I enjoyed Adriana's proposed notion of approaching performance practices like gardening in the desert or, non-bordered gardening so to speak. Taking Jarman's garden (which I was very glad to be an audience of a version of it when it was shown in a rooftop exhibition in Peckham several months back) as some sort of representation towards the question: What do we ask of performance?

A proposed answer: Performance as new logic to be encouraged- instead of perceiving its restriction (economy and practicality) maybe it provides some sort of solution that has yet to present itself physically, or visually.  


Come to think of it, Miku herself has been questioning her existence through countless songs produced by different composers over the span of fourteen years.
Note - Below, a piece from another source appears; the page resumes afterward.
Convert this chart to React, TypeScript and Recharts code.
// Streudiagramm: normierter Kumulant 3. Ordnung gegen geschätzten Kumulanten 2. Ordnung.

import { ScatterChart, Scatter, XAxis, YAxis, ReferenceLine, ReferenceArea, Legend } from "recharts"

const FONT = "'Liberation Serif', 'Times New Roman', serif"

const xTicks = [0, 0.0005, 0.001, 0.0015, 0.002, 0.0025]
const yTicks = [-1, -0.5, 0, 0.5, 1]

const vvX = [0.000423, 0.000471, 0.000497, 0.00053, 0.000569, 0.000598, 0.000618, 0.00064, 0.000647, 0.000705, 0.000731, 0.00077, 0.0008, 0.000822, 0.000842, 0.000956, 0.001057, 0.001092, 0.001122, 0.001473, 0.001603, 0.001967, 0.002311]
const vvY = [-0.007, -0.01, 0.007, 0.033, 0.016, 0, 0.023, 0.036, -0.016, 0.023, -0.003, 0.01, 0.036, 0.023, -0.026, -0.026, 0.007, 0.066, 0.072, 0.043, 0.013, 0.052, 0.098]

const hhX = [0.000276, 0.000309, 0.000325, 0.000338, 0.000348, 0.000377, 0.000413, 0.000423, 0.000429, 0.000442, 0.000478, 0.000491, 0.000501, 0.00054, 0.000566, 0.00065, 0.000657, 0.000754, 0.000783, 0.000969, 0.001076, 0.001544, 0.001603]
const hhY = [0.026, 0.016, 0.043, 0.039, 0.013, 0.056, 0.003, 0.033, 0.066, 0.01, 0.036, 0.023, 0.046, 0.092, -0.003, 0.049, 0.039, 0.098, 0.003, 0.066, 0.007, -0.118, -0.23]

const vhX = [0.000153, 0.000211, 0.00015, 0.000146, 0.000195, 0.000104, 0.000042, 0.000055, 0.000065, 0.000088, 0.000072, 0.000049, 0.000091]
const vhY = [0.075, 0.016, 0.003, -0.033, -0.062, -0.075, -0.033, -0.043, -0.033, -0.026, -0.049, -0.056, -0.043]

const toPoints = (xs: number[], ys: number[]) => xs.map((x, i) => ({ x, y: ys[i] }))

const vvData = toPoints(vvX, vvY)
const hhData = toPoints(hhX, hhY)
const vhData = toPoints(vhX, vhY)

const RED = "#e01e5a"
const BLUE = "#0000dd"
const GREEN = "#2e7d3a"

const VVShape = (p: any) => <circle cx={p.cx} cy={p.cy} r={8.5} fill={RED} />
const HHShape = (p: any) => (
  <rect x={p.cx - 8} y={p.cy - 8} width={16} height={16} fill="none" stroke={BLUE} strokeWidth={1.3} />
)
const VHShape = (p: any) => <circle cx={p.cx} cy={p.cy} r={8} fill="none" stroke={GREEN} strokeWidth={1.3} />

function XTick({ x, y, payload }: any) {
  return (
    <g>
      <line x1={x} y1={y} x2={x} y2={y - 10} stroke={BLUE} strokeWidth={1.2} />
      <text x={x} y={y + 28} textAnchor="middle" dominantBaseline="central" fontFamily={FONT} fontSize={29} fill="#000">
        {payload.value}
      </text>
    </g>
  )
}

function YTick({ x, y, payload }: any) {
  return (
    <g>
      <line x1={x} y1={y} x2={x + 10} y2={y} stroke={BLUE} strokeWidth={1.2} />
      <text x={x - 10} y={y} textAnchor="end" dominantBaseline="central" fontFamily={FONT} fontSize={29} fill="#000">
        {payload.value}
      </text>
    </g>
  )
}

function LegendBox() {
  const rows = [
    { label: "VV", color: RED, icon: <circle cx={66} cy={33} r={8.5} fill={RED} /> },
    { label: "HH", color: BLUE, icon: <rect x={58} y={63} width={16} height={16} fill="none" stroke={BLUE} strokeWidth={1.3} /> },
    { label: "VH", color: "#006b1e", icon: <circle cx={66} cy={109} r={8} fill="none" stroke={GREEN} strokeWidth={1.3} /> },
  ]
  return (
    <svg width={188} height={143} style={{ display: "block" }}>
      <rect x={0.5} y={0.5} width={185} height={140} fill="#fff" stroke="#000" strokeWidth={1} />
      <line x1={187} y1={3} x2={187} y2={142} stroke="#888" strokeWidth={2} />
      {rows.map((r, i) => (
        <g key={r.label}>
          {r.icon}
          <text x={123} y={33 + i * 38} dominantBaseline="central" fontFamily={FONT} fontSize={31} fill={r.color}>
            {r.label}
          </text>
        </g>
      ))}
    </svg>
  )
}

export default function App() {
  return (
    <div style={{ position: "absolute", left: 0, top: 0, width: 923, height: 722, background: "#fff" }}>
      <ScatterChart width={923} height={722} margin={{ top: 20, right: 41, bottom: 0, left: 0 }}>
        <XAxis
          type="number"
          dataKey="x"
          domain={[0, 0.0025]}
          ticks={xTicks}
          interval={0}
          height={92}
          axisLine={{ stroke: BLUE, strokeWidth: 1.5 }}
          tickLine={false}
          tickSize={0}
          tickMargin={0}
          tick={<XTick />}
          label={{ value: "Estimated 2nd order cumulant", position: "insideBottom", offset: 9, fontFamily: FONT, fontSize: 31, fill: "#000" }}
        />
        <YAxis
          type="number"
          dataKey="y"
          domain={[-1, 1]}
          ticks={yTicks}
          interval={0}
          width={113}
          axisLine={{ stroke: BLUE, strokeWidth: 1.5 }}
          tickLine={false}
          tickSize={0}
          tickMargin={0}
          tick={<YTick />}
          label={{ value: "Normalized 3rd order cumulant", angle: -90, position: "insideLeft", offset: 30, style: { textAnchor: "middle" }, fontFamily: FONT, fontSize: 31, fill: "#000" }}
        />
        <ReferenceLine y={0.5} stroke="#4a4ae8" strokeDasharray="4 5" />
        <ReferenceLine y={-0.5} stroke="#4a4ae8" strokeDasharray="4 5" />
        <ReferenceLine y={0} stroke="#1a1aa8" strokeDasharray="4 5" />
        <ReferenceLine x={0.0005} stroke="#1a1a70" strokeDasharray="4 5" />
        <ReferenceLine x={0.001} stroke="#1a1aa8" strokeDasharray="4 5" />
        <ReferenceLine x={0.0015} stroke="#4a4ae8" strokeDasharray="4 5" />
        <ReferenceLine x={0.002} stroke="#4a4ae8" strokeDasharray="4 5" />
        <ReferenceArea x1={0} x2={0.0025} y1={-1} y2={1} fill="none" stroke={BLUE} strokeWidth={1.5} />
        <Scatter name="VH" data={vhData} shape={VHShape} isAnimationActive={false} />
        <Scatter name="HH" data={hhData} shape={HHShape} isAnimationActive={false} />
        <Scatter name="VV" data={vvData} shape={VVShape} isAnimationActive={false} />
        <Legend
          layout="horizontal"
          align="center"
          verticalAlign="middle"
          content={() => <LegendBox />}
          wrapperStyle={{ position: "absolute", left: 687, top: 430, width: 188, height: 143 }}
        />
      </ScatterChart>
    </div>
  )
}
Her recent existential crisis has been a little bit more apparent with recent productions- which maybe, subconsciously curating the way I think towards my own... work? 

Below is 初音ミクの消失 -DEAD END- by CosMo, released in 2009, only two years after her so-called birth. The song was arguably the basis of the previously mentioned dissertation, titled only a girl can save me now. 



and RT Tammy Chan from comment section: "She's singing fast because she doesn't have much time left. This shit's dark...."
PS: The song's speed peaked at 240BPM, almost humanely impossible to be sung.